Tips on Pitching for Freelancers

The Tahoe Mill Collective. Photo by JP Martin Photography.

The Tahoe Mill Collective. Photo by JP Martin Photography.

We just wrapped up a freelance writer's workshop at the Tahoe Mill Collective (the new co-working space I helped launch in Tahoe!), and it was great to see so many other writers in this area come together under one roof to share ideas and their experiences in the unpredictable but wildly fun world of freelancing. I spoke about the art of pitching -- sending story queries to magazines and other publications. I figured I'd share some of my tips here in case they're of interest to other writers or writers-to-be. 


 —Come up with a story idea. Determine which publication you think it would be a good fit for. Think about newspapers, magazines, websites, blogs, radio, TV, and more. 

—Do your homework. Read the magazine or publication thoroughly and know their voice, style, and tone. Know what kind of stories they run and the names and formats of their various departments, columns, etc. Read recent issues and do a web search to make sure they haven’t already covered what you’re pitching. Subscribe to your favorite magazines and read them cover to cover each month.

—Pitch the right editor. You don’t want to pitch the editor in chief for a front-of-the-book department. If it’s a large magazine and you’re new to the game, start low on the masthead (assistant or associate editors are more likely to respond to emails from new writers than senior editors). Check out a recent issue or find a staff page online to find the names and positions (and maybe even their email addresses!) of the editors on staff. Also look for a writer’s guidelines online, although in most cases, that will only offer you a generic address to pitch to, which usually ends up in a spam box.

—Do some reporting. You want to do enough research and reporting on the idea so that if the editor asks you questions about the story, you can answer them. You want to appear knowledgeable and like you’ve done your homework. You don’t need to report the whole thing—you’ll do that once you get the assignment—but do enough to sound like you know what you’re talking about.

—Make sure you have access. There’s nothing worse than pitching a profile on someone, getting it assigned, then realizing your profile subject doesn’t want to cooperate. Get in touch with the people first and let them know you’re interested in pitching a story. Make sure they’re on board.

—Write the pitch like you would the article. Give it a headline, an interesting lede, and a nutgraph that sums up with the story is about. Write it in the tone and style as you’d write the real piece. And proofread it!

—Say why you’re the right writer for the piece. If they get three pitches on the same story from three writers at the same time, why should they give it to you? What access, insight, experience can you offer?
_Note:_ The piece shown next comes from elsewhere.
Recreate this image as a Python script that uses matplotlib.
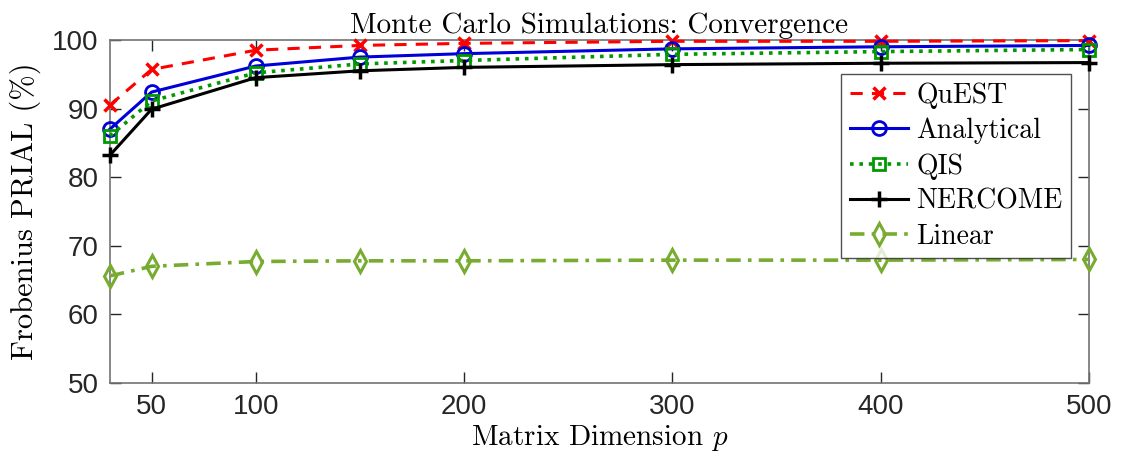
import numpy as np
import matplotlib.pyplot as plt

plt.rcParams['mathtext.fontset'] = 'cm'
plt.rcParams['font.family'] = ['Liberation Sans', 'DejaVu Sans']
plt.rcParams['axes.unicode_minus'] = False

# Datos
p = [30, 50, 100, 150, 200, 300, 400, 500]
quest = [90.5, 95.7, 98.5, 99.2, 99.5, 99.8, 99.8, 99.9]
analytical = [87.0, 92.4, 96.2, 97.5, 98.0, 98.7, 99.0, 99.2]
qis = [86.0, 91.1, 95.2, 96.5, 97.0, 97.9, 98.3, 98.6]
nercome = [83.2, 89.9, 94.5, 95.5, 96.0, 96.4, 96.6, 96.7]
linear = [65.6, 67.0, 67.7, 67.8, 67.8, 67.9, 67.9, 68.0]

xticks = [50, 100, 200, 300, 400, 500]
yticks = [50, 60, 70, 80, 90, 100]

fig = plt.figure(figsize=(11.22, 4.67), dpi=100)
ax = fig.add_axes([0.098, 0.18, 0.8725, 0.7345])

lw = 2.2
ms = 9
kw = dict(clip_on=False, zorder=3)
ax.plot(p, quest, color='red', lw=lw, linestyle=(0, (4, 3)), marker='x',
        ms=ms, mew=2.5, label='QuEST', **kw)
ax.plot(p, analytical, color=(0, 0, 0.85), lw=lw, linestyle='-', marker='o',
        ms=ms + 1, mew=2, mfc='none', label='Analytical', **kw)
ax.plot(p, qis, color=(0, 0.6, 0), lw=lw + 0.4, linestyle=(0, (1, 1.6)), marker='s',
        ms=ms, mew=2, mfc='none', label='QIS', **kw)
ax.plot(p, nercome, color='black', lw=lw, linestyle='-', marker='+',
        ms=ms + 3, mew=2.5, label='NERCOME', **kw)
ax.plot(p, linear, color=(0.466, 0.674, 0.188), lw=lw + 0.4, linestyle=(0, (4, 2, 1, 2)),
        marker='d', ms=ms + 2, mew=2.2, mfc='none', label='Linear', **kw)

ax.set_xlim(30, 500)
ax.set_ylim(50, 100)
ax.set_xticks(xticks)
ax.set_yticks(yticks)
ax.tick_params(direction='in', top=True, right=True, length=8, width=1,
               labelsize=20, colors=(0.15, 0.15, 0.15), pad=8)
for s in ax.spines.values():
    s.set_color((0.45, 0.45, 0.45))
    s.set_linewidth(1.2)

serif = 'cmr10'
ax.set_title('Monte Carlo Simulations: Convergence', fontsize=21, fontfamily=serif, pad=5)
ax.set_xlabel(r'Matrix Dimension $p$', fontsize=21, fontfamily=serif, labelpad=2)
ax.set_ylabel('Frobenius PRIAL (%)', fontsize=22, fontfamily=serif, labelpad=8)

leg = ax.legend(loc='upper right', bbox_to_anchor=(0.9816, 0.9009),
                prop={'family': serif, 'size': 20},
                frameon=True, fancybox=False, handlelength=2.1, handletextpad=0.3,
                labelspacing=0.32, borderpad=0.3, borderaxespad=0)
leg.get_frame().set_edgecolor((0.15, 0.15, 0.15))
leg.get_frame().set_linewidth(1)

fig.savefig('out.png', dpi=100)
—What is the time hook? Every editor will undoubtedly ask you, why now? Why should we run this story now? If it’s a new film or book or newsy environmental or development issue, they have obvious time hooks. But a profile may not. Find out what that person is doing in the upcoming months that may lend itself to a time hook. Also, be aware of the magazine’s publishing schedule—most work at least three months in advance.

—Pitch within your means. If you’ve never written for a magazine before, start pitching their front-of-the-book departments. It’s very rare for a new writer to get a full feature.

—Have a story angle in mind. Think outside the box—charts, infographics, Q&As, timelines, quizzes, as told tos, etc. Pitch multi-media components to accompany the written portion. Read other magazines for ideas (I love Esquire for this). If you know you want to write about a certain personality, don’t just pitch it as a profile. Maybe have them write something and you annotate it. Or have them talk about their favorite items of gear.

—Consider service stories. A lot of publications are driven by service copy—useful information on travel, gear, instruction, how to, etc. So keep that in mind. If you have a story idea, ask yourself, What will the reader learn from this? How will it benefit them? If it’s a national magazine, does it have mainstream, national appeal? If it’s a story about you and your dog, the answer is probably no.

—Don’t hear back on your pitch? Welcome to freelancing. Send a polite, non-pushy follow-up email two weeks after the initial pitch, inquiring about their interest. If you still don’t hear back, move on. After two weeks, you’re free to pitch the story elsewhere. Don’t pitch to multiple, competing publications at the same time. If the story gets rejected, but you think it might work somewhere else, keep trying. For a pitch I strongly believe in, I’ll try to pitch it to three different publications and if it’s still unclaimed, I let it go.

—Story got assigned? Congratulations. Now comes the hard part.